Please feel free to share your thoughts on what inspires you to do what you do and where you do it.

Warm Regards,

Andrea & Heather

aka that Barbara Jean


Start Me Up



Amateurs sit and wait for inspiration, the rest of us just get up and go to work. ~ Stephen King

Start with the smell of burnt toast. Or look for a pair of missing earrings. Try falling out of love. Or waiting for an interview for a job you desperately want ( or one you never thought you’d have to get). Start with a line from a song or a classic movie. Look at a snapshot from a family album. Or a photo from the newspaper.

These are all prompts I have used in creative writing workshops to help writers tap into the creative well that is available to every artist. We typically use the first twenty to thirty minutes of each session to just write, write, write. The prompt is merely a suggestion a jumping off point which can be used or eschewed in favor of an image or idea rumbling around in a writer’s head. The premise: uncensored, uninhabited writing can open the creative passageway often blocked by the raging self-doubt of that pesky inner critic who always seems to tag along for the ride.

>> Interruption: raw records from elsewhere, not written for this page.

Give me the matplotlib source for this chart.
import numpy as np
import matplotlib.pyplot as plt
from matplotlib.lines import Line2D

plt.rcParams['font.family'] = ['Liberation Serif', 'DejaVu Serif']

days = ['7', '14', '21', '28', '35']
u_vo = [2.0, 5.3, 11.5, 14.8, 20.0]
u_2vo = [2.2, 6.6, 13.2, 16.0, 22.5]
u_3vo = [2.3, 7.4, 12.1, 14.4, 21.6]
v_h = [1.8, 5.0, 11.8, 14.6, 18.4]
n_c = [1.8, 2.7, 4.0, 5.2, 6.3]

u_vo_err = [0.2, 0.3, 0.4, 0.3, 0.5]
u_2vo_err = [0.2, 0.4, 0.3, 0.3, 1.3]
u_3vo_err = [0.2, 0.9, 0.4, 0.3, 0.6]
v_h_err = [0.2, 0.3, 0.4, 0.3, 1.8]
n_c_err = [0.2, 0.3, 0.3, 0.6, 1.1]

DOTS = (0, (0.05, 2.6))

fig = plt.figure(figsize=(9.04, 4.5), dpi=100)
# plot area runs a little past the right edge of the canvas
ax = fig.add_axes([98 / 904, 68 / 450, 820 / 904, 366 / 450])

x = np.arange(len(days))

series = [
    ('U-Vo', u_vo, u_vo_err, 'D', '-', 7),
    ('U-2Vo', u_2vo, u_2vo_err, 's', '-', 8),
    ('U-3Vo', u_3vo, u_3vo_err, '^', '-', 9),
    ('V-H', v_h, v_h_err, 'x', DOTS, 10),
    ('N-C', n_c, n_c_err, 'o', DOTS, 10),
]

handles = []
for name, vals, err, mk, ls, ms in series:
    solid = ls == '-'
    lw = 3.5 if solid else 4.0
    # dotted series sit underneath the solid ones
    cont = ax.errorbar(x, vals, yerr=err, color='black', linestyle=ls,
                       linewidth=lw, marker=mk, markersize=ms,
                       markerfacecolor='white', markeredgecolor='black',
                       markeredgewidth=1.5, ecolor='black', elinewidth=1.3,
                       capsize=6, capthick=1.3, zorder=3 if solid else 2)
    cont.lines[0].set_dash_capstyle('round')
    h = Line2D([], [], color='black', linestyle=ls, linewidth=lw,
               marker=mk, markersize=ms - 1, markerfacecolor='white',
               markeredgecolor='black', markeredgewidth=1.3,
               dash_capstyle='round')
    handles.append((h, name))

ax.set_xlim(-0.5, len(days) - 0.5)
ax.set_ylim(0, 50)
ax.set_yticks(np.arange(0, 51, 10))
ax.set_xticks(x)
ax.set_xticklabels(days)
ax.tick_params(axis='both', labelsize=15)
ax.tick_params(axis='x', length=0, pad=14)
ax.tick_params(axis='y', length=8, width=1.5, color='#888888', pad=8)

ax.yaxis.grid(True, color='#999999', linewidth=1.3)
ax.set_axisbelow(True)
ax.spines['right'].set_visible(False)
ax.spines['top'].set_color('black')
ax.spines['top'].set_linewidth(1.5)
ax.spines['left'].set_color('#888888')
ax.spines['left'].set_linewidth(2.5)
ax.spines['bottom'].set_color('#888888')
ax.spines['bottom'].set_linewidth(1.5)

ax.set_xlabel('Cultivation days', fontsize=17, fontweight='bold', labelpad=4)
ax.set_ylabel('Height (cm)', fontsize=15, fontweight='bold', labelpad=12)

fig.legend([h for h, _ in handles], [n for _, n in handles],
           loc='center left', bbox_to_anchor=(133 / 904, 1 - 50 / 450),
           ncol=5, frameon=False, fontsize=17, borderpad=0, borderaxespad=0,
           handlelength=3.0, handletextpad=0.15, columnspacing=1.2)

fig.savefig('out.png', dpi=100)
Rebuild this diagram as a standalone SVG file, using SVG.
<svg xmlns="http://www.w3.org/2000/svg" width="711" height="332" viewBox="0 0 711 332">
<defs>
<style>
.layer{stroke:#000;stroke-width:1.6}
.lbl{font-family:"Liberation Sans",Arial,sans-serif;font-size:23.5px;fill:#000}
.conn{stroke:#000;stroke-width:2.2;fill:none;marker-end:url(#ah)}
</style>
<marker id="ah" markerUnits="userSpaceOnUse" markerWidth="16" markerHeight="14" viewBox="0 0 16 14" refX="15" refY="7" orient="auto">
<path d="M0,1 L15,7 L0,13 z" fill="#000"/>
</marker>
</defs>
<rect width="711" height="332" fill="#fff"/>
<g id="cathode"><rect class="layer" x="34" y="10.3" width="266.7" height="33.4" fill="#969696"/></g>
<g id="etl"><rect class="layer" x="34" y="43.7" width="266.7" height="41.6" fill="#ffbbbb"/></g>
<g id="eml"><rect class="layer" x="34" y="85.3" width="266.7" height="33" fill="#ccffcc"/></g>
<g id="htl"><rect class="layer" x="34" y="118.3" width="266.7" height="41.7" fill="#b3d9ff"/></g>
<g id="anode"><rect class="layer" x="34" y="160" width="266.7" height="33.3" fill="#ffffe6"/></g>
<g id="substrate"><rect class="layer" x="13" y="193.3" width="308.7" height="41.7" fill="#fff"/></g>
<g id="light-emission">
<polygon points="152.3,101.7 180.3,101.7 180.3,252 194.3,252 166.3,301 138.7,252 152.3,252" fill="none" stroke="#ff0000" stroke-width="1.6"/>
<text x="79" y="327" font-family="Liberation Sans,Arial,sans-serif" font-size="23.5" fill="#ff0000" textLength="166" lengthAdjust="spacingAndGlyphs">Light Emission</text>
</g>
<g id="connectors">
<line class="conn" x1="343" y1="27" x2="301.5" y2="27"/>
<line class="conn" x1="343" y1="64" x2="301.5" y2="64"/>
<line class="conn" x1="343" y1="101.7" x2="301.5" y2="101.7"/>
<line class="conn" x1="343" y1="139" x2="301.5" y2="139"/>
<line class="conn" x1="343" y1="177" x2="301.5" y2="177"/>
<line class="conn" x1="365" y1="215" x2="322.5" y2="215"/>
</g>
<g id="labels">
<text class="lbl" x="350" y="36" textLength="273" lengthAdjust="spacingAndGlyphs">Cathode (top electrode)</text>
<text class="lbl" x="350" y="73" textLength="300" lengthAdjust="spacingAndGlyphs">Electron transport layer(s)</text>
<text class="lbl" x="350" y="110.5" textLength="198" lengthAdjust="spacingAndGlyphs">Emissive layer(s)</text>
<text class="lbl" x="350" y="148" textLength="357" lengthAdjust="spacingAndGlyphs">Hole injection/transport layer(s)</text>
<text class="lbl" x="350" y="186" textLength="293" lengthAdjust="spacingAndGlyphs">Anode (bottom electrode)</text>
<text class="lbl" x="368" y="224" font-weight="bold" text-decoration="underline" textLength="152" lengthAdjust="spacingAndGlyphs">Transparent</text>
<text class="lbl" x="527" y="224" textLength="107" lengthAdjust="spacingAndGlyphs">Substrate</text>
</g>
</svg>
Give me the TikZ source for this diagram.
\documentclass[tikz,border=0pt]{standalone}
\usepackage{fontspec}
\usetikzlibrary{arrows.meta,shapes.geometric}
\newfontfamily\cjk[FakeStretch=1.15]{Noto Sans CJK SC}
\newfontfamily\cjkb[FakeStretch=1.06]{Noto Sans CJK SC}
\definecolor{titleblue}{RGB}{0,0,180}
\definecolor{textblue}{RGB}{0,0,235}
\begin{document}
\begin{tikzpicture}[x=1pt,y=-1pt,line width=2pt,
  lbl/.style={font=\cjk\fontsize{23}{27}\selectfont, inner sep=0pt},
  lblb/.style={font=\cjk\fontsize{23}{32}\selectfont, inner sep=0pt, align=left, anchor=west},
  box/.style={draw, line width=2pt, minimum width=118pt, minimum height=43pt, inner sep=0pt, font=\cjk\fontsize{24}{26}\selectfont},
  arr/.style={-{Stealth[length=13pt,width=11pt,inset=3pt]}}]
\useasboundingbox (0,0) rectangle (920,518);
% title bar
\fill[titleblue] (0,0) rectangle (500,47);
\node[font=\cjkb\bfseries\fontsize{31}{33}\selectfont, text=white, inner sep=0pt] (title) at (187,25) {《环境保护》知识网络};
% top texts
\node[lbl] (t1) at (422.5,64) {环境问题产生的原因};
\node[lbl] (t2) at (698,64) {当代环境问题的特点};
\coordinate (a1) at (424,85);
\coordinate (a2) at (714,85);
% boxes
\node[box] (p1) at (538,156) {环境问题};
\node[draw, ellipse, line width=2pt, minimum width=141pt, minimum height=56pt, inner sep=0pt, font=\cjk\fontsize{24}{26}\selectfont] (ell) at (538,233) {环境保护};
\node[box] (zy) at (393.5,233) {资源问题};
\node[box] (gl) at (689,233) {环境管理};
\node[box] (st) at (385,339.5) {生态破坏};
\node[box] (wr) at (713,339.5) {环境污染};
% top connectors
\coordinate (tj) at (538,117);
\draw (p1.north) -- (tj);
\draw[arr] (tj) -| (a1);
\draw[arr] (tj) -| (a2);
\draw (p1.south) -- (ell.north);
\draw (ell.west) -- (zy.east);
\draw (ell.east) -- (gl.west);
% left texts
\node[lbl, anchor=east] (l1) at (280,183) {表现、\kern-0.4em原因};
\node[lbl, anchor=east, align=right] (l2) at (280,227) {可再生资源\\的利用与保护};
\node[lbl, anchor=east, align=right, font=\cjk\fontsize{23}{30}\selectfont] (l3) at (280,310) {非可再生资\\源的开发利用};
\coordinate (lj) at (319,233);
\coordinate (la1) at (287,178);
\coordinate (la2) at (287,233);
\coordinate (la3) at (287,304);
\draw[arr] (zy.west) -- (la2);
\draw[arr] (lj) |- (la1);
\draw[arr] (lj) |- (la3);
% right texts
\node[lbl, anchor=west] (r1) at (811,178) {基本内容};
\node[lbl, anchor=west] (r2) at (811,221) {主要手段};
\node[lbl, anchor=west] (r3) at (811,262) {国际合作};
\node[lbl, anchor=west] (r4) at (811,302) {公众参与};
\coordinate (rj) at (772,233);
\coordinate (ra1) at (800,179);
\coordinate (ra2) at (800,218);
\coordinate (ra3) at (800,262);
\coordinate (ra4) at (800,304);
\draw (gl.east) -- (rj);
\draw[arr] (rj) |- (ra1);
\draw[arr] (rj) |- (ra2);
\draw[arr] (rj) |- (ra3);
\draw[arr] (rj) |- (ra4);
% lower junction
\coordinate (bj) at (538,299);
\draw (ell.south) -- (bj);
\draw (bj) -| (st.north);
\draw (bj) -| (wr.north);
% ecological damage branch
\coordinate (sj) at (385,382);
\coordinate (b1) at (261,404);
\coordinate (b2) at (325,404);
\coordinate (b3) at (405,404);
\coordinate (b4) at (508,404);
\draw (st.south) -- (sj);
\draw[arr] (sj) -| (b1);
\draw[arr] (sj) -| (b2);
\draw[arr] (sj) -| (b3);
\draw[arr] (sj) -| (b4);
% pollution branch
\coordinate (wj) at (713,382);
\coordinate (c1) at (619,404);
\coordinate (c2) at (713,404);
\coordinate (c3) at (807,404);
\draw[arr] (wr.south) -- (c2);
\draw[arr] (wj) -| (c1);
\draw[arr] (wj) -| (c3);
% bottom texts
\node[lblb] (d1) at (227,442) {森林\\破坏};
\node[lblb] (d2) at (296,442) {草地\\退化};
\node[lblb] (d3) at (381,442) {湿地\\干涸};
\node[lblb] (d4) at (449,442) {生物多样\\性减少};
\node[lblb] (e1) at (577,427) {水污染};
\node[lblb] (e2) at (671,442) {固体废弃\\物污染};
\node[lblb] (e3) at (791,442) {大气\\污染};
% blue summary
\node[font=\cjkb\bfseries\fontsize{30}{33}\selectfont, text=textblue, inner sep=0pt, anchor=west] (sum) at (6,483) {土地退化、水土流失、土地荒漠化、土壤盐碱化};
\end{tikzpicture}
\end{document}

After we finish writing, folks can share or pass ( I’m the only one who never passes; I think as the facilitator it is incumbent upon me to share). No one offers criticism. How can we? We know the work can’t be very good; it is after all, a very raw, rough draft. People can, however, mention a particular image that stood out, if they are so inclined.

The surprising thing: many of the images, turns of phrase, characters, are often vivid or amusing or touching. Some even serve as starting points for stories and poems, scripts and even books. You’d be amazed at what your inner artist can do when s/he is left to play without fear of recriminations, without that pounding “It’s no good,” “No one will care,” “No one will ever publish this.”

These exercises give you permission to try, to play, to experiment. And once you dip into that creative well, you’re apt to dip in again and again.

Is something burning? It may be your desire to connect or re-connect with your inner artist. Or it may just be your breakfast. Either way, it’s time to get started.